╭─ Dataset content

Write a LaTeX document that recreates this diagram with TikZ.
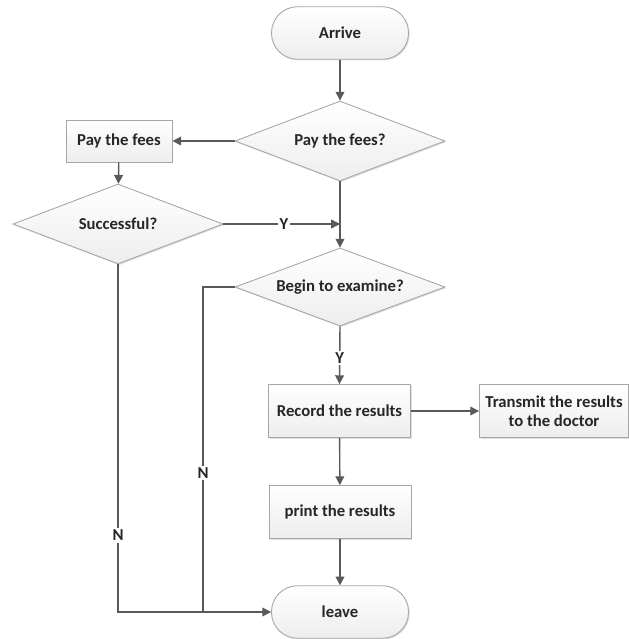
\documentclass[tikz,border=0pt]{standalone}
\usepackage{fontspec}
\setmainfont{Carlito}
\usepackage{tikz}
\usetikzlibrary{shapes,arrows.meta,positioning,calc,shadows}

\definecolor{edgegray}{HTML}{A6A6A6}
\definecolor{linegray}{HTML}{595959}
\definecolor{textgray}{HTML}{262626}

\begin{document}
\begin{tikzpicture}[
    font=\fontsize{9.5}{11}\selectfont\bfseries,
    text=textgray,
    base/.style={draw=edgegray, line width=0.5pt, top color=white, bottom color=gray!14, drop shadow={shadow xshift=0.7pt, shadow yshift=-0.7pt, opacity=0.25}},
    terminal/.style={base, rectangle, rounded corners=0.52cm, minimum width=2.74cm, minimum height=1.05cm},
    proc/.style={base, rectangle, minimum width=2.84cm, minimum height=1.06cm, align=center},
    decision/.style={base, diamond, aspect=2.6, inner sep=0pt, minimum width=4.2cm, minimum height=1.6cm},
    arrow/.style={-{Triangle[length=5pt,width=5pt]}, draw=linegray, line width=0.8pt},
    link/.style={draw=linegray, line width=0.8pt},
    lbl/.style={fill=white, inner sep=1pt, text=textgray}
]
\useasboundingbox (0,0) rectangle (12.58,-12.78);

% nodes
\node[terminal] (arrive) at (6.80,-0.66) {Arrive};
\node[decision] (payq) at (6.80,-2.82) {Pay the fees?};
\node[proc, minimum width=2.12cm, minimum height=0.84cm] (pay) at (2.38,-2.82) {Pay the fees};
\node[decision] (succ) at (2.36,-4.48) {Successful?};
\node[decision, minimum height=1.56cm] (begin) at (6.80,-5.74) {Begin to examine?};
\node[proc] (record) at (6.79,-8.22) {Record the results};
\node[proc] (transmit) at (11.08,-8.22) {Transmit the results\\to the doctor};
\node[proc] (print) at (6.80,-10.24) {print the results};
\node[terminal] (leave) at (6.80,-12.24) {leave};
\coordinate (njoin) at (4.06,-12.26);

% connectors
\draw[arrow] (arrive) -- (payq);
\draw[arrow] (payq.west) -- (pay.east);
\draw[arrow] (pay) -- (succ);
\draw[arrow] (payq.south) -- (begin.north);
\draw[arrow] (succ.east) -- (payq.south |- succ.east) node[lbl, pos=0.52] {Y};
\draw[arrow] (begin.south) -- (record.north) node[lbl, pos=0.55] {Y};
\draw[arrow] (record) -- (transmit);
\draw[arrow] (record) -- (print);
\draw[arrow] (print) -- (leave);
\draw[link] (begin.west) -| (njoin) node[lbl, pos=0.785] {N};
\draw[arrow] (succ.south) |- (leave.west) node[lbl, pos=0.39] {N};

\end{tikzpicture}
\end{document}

╰─

Required task: Set the pictures aside and transcribe the data above exactly.

Exercise solution:
Write a LaTeX document that recreates this diagram with TikZ.
\documentclass[tikz,border=0pt]{standalone}
\usepackage{fontspec}
\setmainfont{Carlito}
\usepackage{tikz}
\usetikzlibrary{shapes,arrows.meta,positioning,calc,shadows}

\definecolor{edgegray}{HTML}{A6A6A6}
\definecolor{linegray}{HTML}{595959}
\definecolor{textgray}{HTML}{262626}

\begin{document}
\begin{tikzpicture}[
    font=\fontsize{9.5}{11}\selectfont\bfseries,
    text=textgray,
    base/.style={draw=edgegray, line width=0.5pt, top color=white, bottom color=gray!14, drop shadow={shadow xshift=0.7pt, shadow yshift=-0.7pt, opacity=0.25}},
    terminal/.style={base, rectangle, rounded corners=0.52cm, minimum width=2.74cm, minimum height=1.05cm},
    proc/.style={base, rectangle, minimum width=2.84cm, minimum height=1.06cm, align=center},
    decision/.style={base, diamond, aspect=2.6, inner sep=0pt, minimum width=4.2cm, minimum height=1.6cm},
    arrow/.style={-{Triangle[length=5pt,width=5pt]}, draw=linegray, line width=0.8pt},
    link/.style={draw=linegray, line width=0.8pt},
    lbl/.style={fill=white, inner sep=1pt, text=textgray}
]
\useasboundingbox (0,0) rectangle (12.58,-12.78);

% nodes
\node[terminal] (arrive) at (6.80,-0.66) {Arrive};
\node[decision] (payq) at (6.80,-2.82) {Pay the fees?};
\node[proc, minimum width=2.12cm, minimum height=0.84cm] (pay) at (2.38,-2.82) {Pay the fees};
\node[decision] (succ) at (2.36,-4.48) {Successful?};
\node[decision, minimum height=1.56cm] (begin) at (6.80,-5.74) {Begin to examine?};
\node[proc] (record) at (6.79,-8.22) {Record the results};
\node[proc] (transmit) at (11.08,-8.22) {Transmit the results\\to the doctor};
\node[proc] (print) at (6.80,-10.24) {print the results};
\node[terminal] (leave) at (6.80,-12.24) {leave};
\coordinate (njoin) at (4.06,-12.26);

% connectors
\draw[arrow] (arrive) -- (payq);
\draw[arrow] (payq.west) -- (pay.east);
\draw[arrow] (pay) -- (succ);
\draw[arrow] (payq.south) -- (begin.north);
\draw[arrow] (succ.east) -- (payq.south |- succ.east) node[lbl, pos=0.52] {Y};
\draw[arrow] (begin.south) -- (record.north) node[lbl, pos=0.55] {Y};
\draw[arrow] (record) -- (transmit);
\draw[arrow] (record) -- (print);
\draw[arrow] (print) -- (leave);
\draw[link] (begin.west) -| (njoin) node[lbl, pos=0.785] {N};
\draw[arrow] (succ.south) |- (leave.west) node[lbl, pos=0.39] {N};

\end{tikzpicture}
\end{document}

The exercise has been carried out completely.